When that happens, people who might once have suffered in silence are more likely to ask for help. And today’s choices look different than earlier generations’. There’s more treatment rooted in research, more personalized care, and advocates fighting for more integrated systems of community care.

Changes to Insurance

There’s another hurdle to getting help being knocked down: Insurance companies’ history of offering extremely limited mental health coverage. Traditionally, many insurers forced people to pay larger out-of-pocket costs for mental health care than for “physical” care, limited the amount of care (or number of visits) covered, or had very small groups of in-network providers. This made treatment expensive, could keep people from getting enough care at the right time, and made it very hard to find a doctor.

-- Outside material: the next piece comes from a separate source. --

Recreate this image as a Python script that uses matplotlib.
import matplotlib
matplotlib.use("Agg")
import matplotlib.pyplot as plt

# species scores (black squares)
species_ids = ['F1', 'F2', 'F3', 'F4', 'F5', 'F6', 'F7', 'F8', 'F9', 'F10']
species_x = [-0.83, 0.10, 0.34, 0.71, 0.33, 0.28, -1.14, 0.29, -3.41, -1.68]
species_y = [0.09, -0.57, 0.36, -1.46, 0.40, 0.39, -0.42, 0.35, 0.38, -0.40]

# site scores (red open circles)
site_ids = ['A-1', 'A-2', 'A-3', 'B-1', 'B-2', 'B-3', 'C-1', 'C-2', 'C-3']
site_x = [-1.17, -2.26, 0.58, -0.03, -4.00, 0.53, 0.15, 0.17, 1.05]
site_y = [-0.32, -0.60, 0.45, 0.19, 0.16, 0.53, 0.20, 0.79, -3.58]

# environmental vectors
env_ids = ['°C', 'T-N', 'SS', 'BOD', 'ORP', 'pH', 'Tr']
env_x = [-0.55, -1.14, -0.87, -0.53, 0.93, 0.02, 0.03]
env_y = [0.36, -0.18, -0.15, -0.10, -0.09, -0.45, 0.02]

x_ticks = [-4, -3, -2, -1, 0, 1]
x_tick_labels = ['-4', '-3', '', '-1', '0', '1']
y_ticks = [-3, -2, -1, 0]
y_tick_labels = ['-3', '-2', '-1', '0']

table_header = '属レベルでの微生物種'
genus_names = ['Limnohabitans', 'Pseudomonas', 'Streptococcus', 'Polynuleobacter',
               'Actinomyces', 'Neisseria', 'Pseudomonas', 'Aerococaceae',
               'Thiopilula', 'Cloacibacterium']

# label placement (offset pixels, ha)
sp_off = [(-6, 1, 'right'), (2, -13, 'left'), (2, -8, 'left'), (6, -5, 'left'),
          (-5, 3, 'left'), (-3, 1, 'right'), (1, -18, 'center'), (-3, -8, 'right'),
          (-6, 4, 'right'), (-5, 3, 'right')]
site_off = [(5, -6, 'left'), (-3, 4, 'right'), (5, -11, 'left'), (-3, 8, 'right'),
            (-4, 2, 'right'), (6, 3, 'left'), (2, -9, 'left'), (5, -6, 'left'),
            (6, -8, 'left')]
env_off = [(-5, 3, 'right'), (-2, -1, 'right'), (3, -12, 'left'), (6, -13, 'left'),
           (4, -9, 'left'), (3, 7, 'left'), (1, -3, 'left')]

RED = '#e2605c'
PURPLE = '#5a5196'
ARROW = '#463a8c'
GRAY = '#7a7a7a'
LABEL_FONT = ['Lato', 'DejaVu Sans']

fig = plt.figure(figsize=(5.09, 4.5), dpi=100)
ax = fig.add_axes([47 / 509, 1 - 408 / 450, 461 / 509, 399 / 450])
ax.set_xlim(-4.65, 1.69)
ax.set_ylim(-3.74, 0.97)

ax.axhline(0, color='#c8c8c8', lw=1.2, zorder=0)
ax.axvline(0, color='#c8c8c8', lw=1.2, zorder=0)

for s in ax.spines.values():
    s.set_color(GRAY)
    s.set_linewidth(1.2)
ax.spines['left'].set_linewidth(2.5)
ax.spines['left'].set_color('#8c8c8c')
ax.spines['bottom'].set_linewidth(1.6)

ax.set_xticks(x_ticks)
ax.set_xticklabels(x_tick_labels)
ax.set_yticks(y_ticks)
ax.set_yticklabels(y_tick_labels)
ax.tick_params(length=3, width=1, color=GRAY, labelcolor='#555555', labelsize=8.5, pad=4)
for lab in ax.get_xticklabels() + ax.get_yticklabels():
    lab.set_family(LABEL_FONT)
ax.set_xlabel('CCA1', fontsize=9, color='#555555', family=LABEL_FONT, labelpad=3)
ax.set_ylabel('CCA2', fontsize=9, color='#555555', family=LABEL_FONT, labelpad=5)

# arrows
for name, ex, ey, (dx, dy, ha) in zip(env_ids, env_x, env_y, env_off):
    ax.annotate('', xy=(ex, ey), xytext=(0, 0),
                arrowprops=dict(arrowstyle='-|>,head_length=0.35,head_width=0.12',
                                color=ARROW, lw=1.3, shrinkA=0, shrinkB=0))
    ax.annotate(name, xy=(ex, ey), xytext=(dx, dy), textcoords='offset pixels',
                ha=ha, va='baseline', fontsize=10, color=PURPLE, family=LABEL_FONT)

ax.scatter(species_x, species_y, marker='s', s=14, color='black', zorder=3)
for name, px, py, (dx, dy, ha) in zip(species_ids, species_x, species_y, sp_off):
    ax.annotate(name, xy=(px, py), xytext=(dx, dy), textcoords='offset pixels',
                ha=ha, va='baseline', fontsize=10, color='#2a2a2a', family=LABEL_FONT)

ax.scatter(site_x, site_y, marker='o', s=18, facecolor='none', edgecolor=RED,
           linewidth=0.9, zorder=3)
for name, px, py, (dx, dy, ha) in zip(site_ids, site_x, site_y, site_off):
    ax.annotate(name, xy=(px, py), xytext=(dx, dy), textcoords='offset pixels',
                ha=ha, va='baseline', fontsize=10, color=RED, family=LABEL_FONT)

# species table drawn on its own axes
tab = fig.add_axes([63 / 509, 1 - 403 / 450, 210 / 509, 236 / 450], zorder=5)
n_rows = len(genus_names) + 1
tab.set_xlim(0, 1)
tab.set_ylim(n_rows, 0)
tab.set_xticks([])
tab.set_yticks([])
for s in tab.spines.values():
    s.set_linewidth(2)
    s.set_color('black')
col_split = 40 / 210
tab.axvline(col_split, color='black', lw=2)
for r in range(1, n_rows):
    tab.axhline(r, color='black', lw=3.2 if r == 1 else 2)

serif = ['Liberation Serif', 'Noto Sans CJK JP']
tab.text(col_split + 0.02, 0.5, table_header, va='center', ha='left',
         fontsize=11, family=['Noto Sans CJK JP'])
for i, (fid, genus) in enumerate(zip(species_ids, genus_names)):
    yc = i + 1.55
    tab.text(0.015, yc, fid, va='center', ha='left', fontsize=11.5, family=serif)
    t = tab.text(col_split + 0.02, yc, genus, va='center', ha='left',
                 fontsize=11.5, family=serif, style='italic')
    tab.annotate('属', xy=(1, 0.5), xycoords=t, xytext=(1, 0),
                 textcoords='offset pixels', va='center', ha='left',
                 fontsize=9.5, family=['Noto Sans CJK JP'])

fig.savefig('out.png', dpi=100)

Enter the federal Mental Health Parity and Addictions Equity Act. Passed in 2008, the act prevents covered plans from imposing more restrictive treatment limits or higher out-of-pocket costs for mental health services than for “physical” services. The goal is to make mental health care more affordable and accessible. NAMI offers this example: “When a plan has parity, it means that if you are provided unlimited doctor visits for a chronic condition like diabetes then they must offer unlimited visits for a mental health condition such as depression or schizophrenia.” Today, most insurance plans don’t charge higher co-pays or separate deductibles for mental health services.

But there are shortcomings. The law does not impact all insurance plans – even though the Affordable Care Act expanded the number of plans subject to parity. And, NAMI explains: “Parity doesn’t mean that you will get good mental health coverage. Comprehensive parity requires equal coverage, not necessarily ‘good’ coverage. If the health insurance plan is very limited, then mental health coverage will be similarly limited.” Finally, there have been real gaps in on-the-ground implementation and enforcement. Former insurance company executives turned consultants label enforcement “a joke,” and advocates felt compelled to create the Parity Implementation Coalition.

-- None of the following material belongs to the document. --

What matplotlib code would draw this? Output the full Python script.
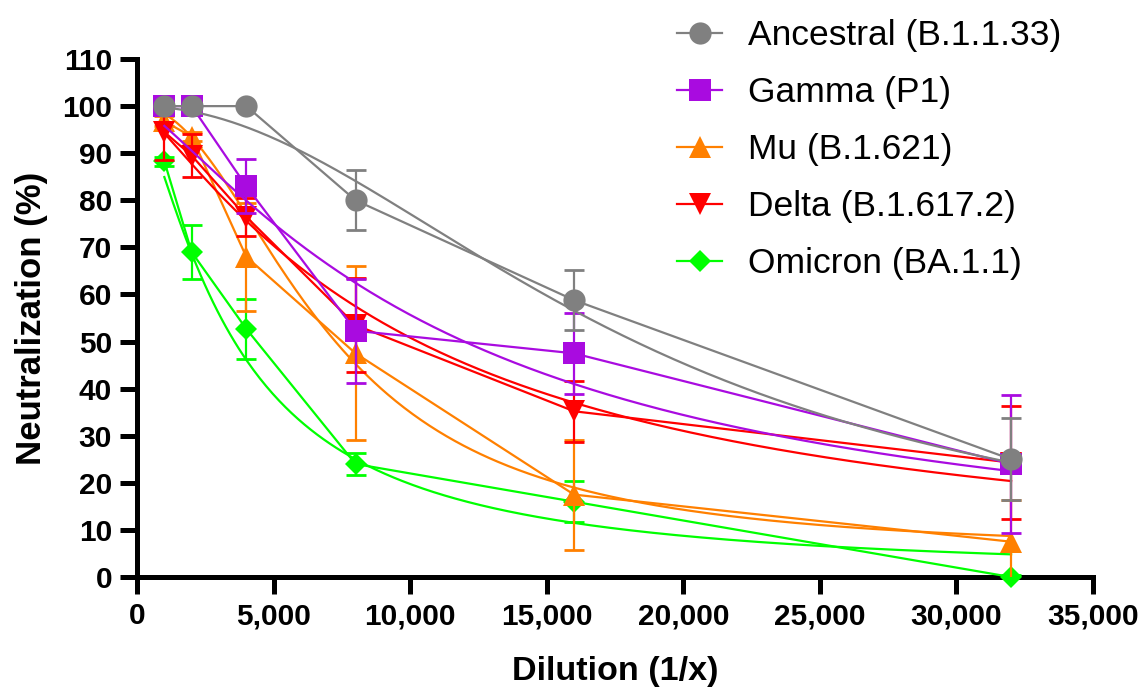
import numpy as np
import matplotlib
matplotlib.use("Agg")
import matplotlib.pyplot as plt

plt.rcParams['font.family'] = ['Liberation Sans', 'DejaVu Sans']

# dilution points (1/x)
dilution = [1000, 2000, 4000, 8000, 16000, 32000]

variants = ['Ancestral (B.1.1.33)', 'Gamma (P1)', 'Mu (B.1.621)',
            'Delta (B.1.617.2)', 'Omicron (BA.1.1)']

# mean neutralization (%)
ancestral = [100, 100, 100, 80.0, 58.8, 25.0]
gamma = [100, 100, 83.0, 52.3, 47.5, 24.0]
mu = [96.8, 93.5, 68.0, 47.5, 17.5, 7.5]
delta = [94.5, 89.5, 76.5, 53.5, 35.2, 24.3]
omicron = [88.3, 69.0, 52.7, 24.0, 16.0, 0.0]

# error (+/-)
ancestral_err = [0, 0, 0, 6.4, 6.4, 8.7]
gamma_err = [0, 0, 5.7, 11.0, 8.6, 14.7]
mu_err = [1.0, 1.0, 11.5, 18.5, 11.7, 8.8]
delta_err = [6.0, 4.5, 4.0, 10.0, 6.5, 12.0]
omicron_err = [1.0, 5.8, 6.4, 2.3, 4.4, 0.5]

# four-parameter logistic fit: top, bottom, IC50, hill slope
fit_top = [100, 100, 100, 100, 100]
fit_bottom = [0, 0, 5, 0, 0]
fit_ic50 = [18240, 11985, 6906, 10280, 3567]
fit_hill = [2.02, 1.26, 2.09, 1.20, 1.36]

colors = ['#808080', '#A90BE0', '#FF8000', '#FF0000', '#00FF00']
markers = ['o', 's', '^', 'v', 'D']
msizes = [16, 15.5, 16, 16, 11.5]

means = [ancestral, gamma, mu, delta, omicron]
errs = [ancestral_err, gamma_err, mu_err, delta_err, omicron_err]
# drawing order (top of stack last)
zorders = [10, 8, 6, 7, 4]

fig = plt.figure(figsize=(11.4, 6.88), dpi=100)
ax = fig.add_axes([0.1202, 0.1613, 0.8386, 0.7529])

xfit = np.linspace(dilution[0], dilution[-1], 400)
handles = []
for i in range(len(variants)):
    z = zorders[i]
    c = colors[i]
    ax.errorbar(dilution, means[i], yerr=errs[i], fmt='none', ecolor=c,
                elinewidth=1.6, capsize=7.5, capthick=2.0, zorder=z)
    yfit = fit_bottom[i] + (fit_top[i] - fit_bottom[i]) / (1 + (xfit / fit_ic50[i]) ** fit_hill[i])
    ax.plot(xfit, yfit, color=c, lw=1.6, zorder=z)
    h, = ax.plot(dilution, means[i], color=c, lw=1.6, marker=markers[i],
                 markersize=msizes[i], markeredgewidth=0, zorder=z + 0.5,
                 clip_on=False, label=variants[i])
    handles.append(h)

ax.set_xlim(0, 35000)
ax.set_ylim(0, 110)
ax.set_xticks(np.arange(0, 35001, 5000))
ax.set_yticks(np.arange(0, 111, 10))
ax.set_xticklabels([f'{v:,}' for v in range(0, 35001, 5000)])

for s in ['top', 'right']:
    ax.spines[s].set_visible(False)
for s in ['left', 'bottom']:
    ax.spines[s].set_linewidth(3.6)
ax.tick_params(axis='both', length=12, width=3.6, labelsize=21.5, pad=6)
for lab in ax.get_xticklabels() + ax.get_yticklabels():
    lab.set_fontweight('bold')

ax.set_xlabel('Dilution (1/x)', fontsize=24.6, fontweight='bold', labelpad=19)
ax.set_ylabel('Neutralization (%)', fontsize=25, fontweight='bold', labelpad=10)

fig.legend(handles=handles, loc='upper left', bbox_to_anchor=(0.5815, 0.993),
           frameon=False, fontsize=25.5, handlelength=1.27, handletextpad=0.73,
           labelspacing=0.68, borderaxespad=0.0)

fig.savefig('out.png', dpi=100)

Need for Health Communicators

A recent Kaiser Health News/NPR story by Jenny Gold reported on new recommendations from a presidential task force to reduce mental health care discrimination; supporters were pleased that more attention was being paid to the issue but felt that the recommendations didn’t go far enough.

Gold reports that former congressman Patrick Kennedy, one of the authors of the parity law, said “Much of what was released today still places the burden of real action squarely on the shoulders of the patients living with these conditions. [We] are asking these individuals to take up their own cases when they experience a parity violation, which usually occurs at the height of their crisis.” And Benjamin Miller, director of the Health Policy Center at the University of Colorado School of Medicine, said true parity will only come from erasing the lines between mental and physical health care. 

This area is ripe for change with the help of health communication professionals. The intent of the law is not enough to make it reality. Too many people still don’t understand their right to affordable treatment and either don’t seek care or give up when coverage is denied. Patients and doctors need easy-to-use information about what the policy means in terms of getting and paying for treatment. Patients and doctors need to know their options when coverage is denied illegally. And policymakers need to hear meaningful stories illustrating how lax enforcement has hurt patients when they were in crisis or suicidal. 

This translation of complex information into a set of clear action steps for patients or family members is a natural place for health communications to improve the patient experience. Insurance companies also continue to update their materials to comply with shifting state and federal regulations, and could benefit from communications experts. Parity laws have tremendous potential to help people live better. Clear communication will be essential to fulfilling it.